Allocation Check-In

Strong equity market performance this year has provided a welcome boost to the total market value of many investment portfolios. As we approach the start of a new year, it is a good time to take a fresh look at your portfolio to ensure that it still aligns with your long-term goals. Many things can cause a well-aligned portfolio to fall out of alignment, such as a shift in risk tolerance, a change in financial goals, a life-status change, and the focus of today’s commentary: market performance. Even if nothing has changed with your personal financial situation, goals, or risk tolerance, market performance can dictate the necessity to rebalance a portfolio. Uneven performance between asset classes can cause a portfolio to move out of alignment from target allocations (known as drift). Regularly rebalancing your portfolio to re-align with target allocations can help to ensure that your portfolio performs as intended within appropriate risk levels.

At a high level, many portfolios are diversified between growth assets (primarily equities for many investors) and assets targeted to preserve wealth (typically invested in fixed income). The S&P 500 Total Return Index is up over 29% year-to-date while the US Aggregate Total Return Index (a broad market measure of bond market returns) is up by under 3%. The strong outperformance of equities this year relative to the bond market means that many investors are likely over-allocated to the growth/riskier portion of their portfolio. While being over-invested in equities might feel good when markets are going up, it can expose investors to undue risk and a more painful experience if/when there is an equity market pullback.

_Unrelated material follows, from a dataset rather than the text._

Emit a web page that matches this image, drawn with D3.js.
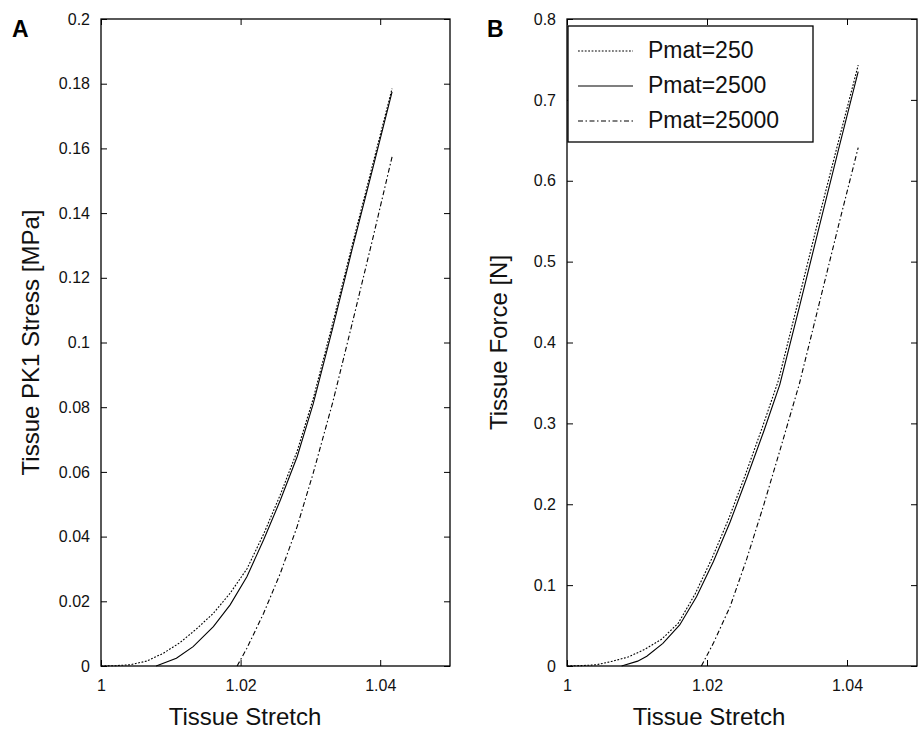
<!DOCTYPE html>
<html>
<head>
<meta charset="utf-8">
<script src="https://cdn.jsdelivr.net/npm/d3@7"></script>
<style>
body { margin: 0; background: #fff; }
svg { display: block; font-family: "Liberation Sans", Arial, sans-serif; }
</style>
</head>
<body>
<svg id="fig"></svg>
<script>
// values: [stretch, value]
const series_names = ["Pmat=250", "Pmat=2500", "Pmat=25000"];

const stress_pmat250 = [[1.0,0],[1.0021,0.0001],[1.0042,0.0004],[1.0065,0.0015],[1.0089,0.0039],[1.0113,0.0072],[1.0137,0.0115],[1.0161,0.0163],[1.0185,0.0225],[1.0209,0.0300],[1.0233,0.0408],[1.0257,0.0530],[1.0281,0.0664],[1.0304,0.0826],[1.0332,0.1060],[1.036,0.1302],[1.0389,0.1548],[1.0417,0.1785]];
const stress_pmat2500 = [[1.0079,0],[1.0108,0.0024],[1.0132,0.0060],[1.0161,0.0122],[1.0185,0.0189],[1.0209,0.0276],[1.0233,0.0390],[1.0257,0.0513],[1.0281,0.0647],[1.0304,0.0810],[1.0332,0.1045],[1.036,0.1290],[1.0389,0.1535],[1.0417,0.1775]];
const stress_pmat25000 = [[1.0195,0],[1.0209,0.0055],[1.0233,0.0163],[1.0257,0.0287],[1.0281,0.0431],[1.0304,0.0596],[1.0332,0.0815],[1.036,0.1060],[1.0389,0.1318],[1.0417,0.1574]];

const force_pmat250 = [[1.0,0],[1.0021,0.0005],[1.0042,0.0015],[1.0063,0.0055],[1.0087,0.0110],[1.0111,0.0205],[1.0135,0.0330],[1.0159,0.0530],[1.0183,0.0890],[1.0207,0.1330],[1.0231,0.1820],[1.0255,0.2370],[1.0279,0.2950],[1.0302,0.3530],[1.0330,0.4500],[1.0358,0.5480],[1.0387,0.6460],[1.0416,0.7430]];
const force_pmat2500 = [[1.0078,0],[1.0101,0.0060],[1.0114,0.0120],[1.0137,0.0280],[1.0161,0.0507],[1.0185,0.0857],[1.0209,0.1290],[1.0233,0.1780],[1.0257,0.2330],[1.0281,0.2900],[1.0304,0.3480],[1.0332,0.4440],[1.036,0.5420],[1.0388,0.6390],[1.0416,0.7350]];
const force_pmat25000 = [[1.0192,0],[1.0209,0.0280],[1.0233,0.0734],[1.0257,0.1330],[1.0281,0.1990],[1.0304,0.2660],[1.0332,0.3490],[1.036,0.4470],[1.0388,0.5450],[1.0416,0.6410]];

const x_ticks = [1, 1.02, 1.04];
const x_tick_labels = ["1", "1.02", "1.04"];
const stress_ticks = [0, 0.02, 0.04, 0.06, 0.08, 0.1, 0.12, 0.14, 0.16, 0.18, 0.2];
const stress_tick_labels = ["0", "0.02", "0.04", "0.06", "0.08", "0.1", "0.12", "0.14", "0.16", "0.18", "0.2"];
const force_ticks = [0, 0.1, 0.2, 0.3, 0.4, 0.5, 0.6, 0.7, 0.8];
const force_tick_labels = ["0", "0.1", "0.2", "0.3", "0.4", "0.5", "0.6", "0.7", "0.8"];

const dashes = ["1.8,1.6", null, "5,2.5,1.5,2.5"];

class LinePanel {

    constructor( config, data ) {
        this.config = {
            parent: config.parent,
            left: config.left,
            top: config.top,
            width: config.width,
            height: config.height,
            ydomain: config.ydomain,
            yticks: config.yticks,
            yticklabels: config.yticklabels,
            ylabel: config.ylabel,
            ylabel_x: config.ylabel_x,
            xlabel_x: config.xlabel_x,
            letter: config.letter,
            letter_x: config.letter_x,
            legend: config.legend || false
        }
        this.data = data;
        this.init();
    }

    init() {
        let self = this;
        const c = self.config;

        self.chart = c.parent.append('g')
            .attr('transform', `translate(${c.left}, ${c.top})`);

        self.xscale = d3.scaleLinear()
            .domain([1, 1.05])
            .range([0, c.width]);

        self.yscale = d3.scaleLinear()
            .domain(c.ydomain)
            .range([c.height, 0]);

        self.line = d3.line()
            .x(d => self.xscale(d[0]))
            .y(d => self.yscale(d[1]));

        // inward ticks on all four sides, like a matlab box
        self.xaxis = d3.axisBottom(self.xscale)
            .tickValues(x_ticks)
            .tickFormat((d, i) => x_tick_labels[i])
            .tickSize(-6).tickPadding(14);
        self.xaxis_top = d3.axisTop(self.xscale)
            .tickValues(x_ticks).tickFormat('').tickSize(-6);
        self.yaxis = d3.axisLeft(self.yscale)
            .tickValues(c.yticks)
            .tickFormat((d, i) => c.yticklabels[i])
            .tickSize(-6).tickPadding(11);
        self.yaxis_right = d3.axisRight(self.yscale)
            .tickValues(c.yticks).tickFormat('').tickSize(-6);

        self.xaxis_group = self.chart.append('g')
            .attr('transform', `translate(0, ${c.height})`);
        self.xaxis_top_group = self.chart.append('g');
        self.yaxis_group = self.chart.append('g');
        self.yaxis_right_group = self.chart.append('g')
            .attr('transform', `translate(${c.width}, 0)`);

        self.chart.append('text')
            .text('Tissue Stretch')
            .attr('x', c.xlabel_x - c.left)
            .attr('y', 725 - c.top)
            .attr('text-anchor', 'middle')
            .attr('font-size', '24px')
            .attr('fill', '#111');

        self.chart.append('text')
            .text(c.ylabel)
            .attr('transform', `translate(${c.ylabel_x - c.left}, ${c.height/2}) rotate(-90)`)
            .attr('dy', '0.36em')
            .attr('text-anchor', 'middle')
            .attr('font-size', '24px')
            .attr('fill', '#111');

        self.chart.append('text')
            .text(c.letter)
            .attr('x', c.letter_x - c.left)
            .attr('y', 37 - c.top)
            .attr('font-size', '23px')
            .attr('font-weight', 'bold')
            .attr('fill', '#000');
    }

    render() {
        let self = this;
        const c = self.config;

        [self.xaxis_group.call(self.xaxis),
         self.xaxis_top_group.call(self.xaxis_top),
         self.yaxis_group.call(self.yaxis),
         self.yaxis_right_group.call(self.yaxis_right)].forEach(g => {
            g.select('.domain').remove();
            g.selectAll('line').attr('stroke', '#000').attr('stroke-width', 1);
            g.selectAll('text').attr('font-size', '16px')
                .attr('font-family', '"Liberation Sans", Arial, sans-serif')
                .attr('fill', '#111');
        });

        self.chart.selectAll('path.curve')
            .data(self.data)
            .join('path')
            .attr('class', 'curve')
            .attr('d', d => self.line(d))
            .attr('fill', 'none')
            .attr('stroke', '#000')
            .attr('stroke-width', 1.1)
            .attr('stroke-dasharray', (d, i) => dashes[i]);

        self.chart.append('rect')
            .attr('x', 0).attr('y', 0)
            .attr('width', c.width).attr('height', c.height)
            .attr('fill', 'none')
            .attr('stroke', '#000')
            .attr('stroke-width', 1.3);

        if (c.legend) {
            const lg = self.chart.append('g')
                .attr('transform', 'translate(1, 7)');
            lg.append('rect')
                .attr('width', 245).attr('height', 116)
                .attr('fill', '#fff')
                .attr('stroke', '#000')
                .attr('stroke-width', 1.3);
            series_names.forEach((name, i) => {
                const y = 25 + i * 35;
                lg.append('line')
                    .attr('x1', 10).attr('x2', 65)
                    .attr('y1', y).attr('y2', y)
                    .attr('stroke', '#000')
                    .attr('stroke-width', 1.1)
                    .attr('stroke-dasharray', dashes[i]);
                lg.append('text')
                    .text(name)
                    .attr('x', 80).attr('y', y + 7)
                    .attr('font-size', '23px')
                    .attr('fill', '#111');
            });
        }
    }
}

const svg = d3.select('#fig')
    .attr('width', 922)
    .attr('height', 729);

const panelA = new LinePanel({
    parent: svg, left: 101, top: 19, width: 349, height: 647,
    ydomain: [0, 0.2], yticks: stress_ticks, yticklabels: stress_tick_labels,
    ylabel: 'Tissue PK1 Stress [MPa]', ylabel_x: 30, xlabel_x: 245,
    letter: 'A', letter_x: 12
}, [stress_pmat250, stress_pmat2500, stress_pmat25000]);
panelA.render();

const panelB = new LinePanel({
    parent: svg, left: 567, top: 19, width: 350, height: 647,
    ydomain: [0, 0.8], yticks: force_ticks, yticklabels: force_tick_labels,
    ylabel: 'Tissue Force [N]', ylabel_x: 498, xlabel_x: 709,
    letter: 'B', letter_x: 487, legend: true
}, [force_pmat250, force_pmat2500, force_pmat25000]);
panelB.render();
</script>
</body>
</html>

A hypothetical example may provide some context. The below chart illustrates an investor who had a $2 million portfolio with a 50/50 allocation at the beginning of the year. Given the year-to-date performance of each asset class (equities: +29.24%, fixed income: +2.76%) the current portfolio would be out of alignment from the target 50/50 allocation. As shown at the bottom of the chart, this portfolio could sell $132,400 of their equities and reinvest it into fixed income which would realign it to the desired target allocation/risk level going forward.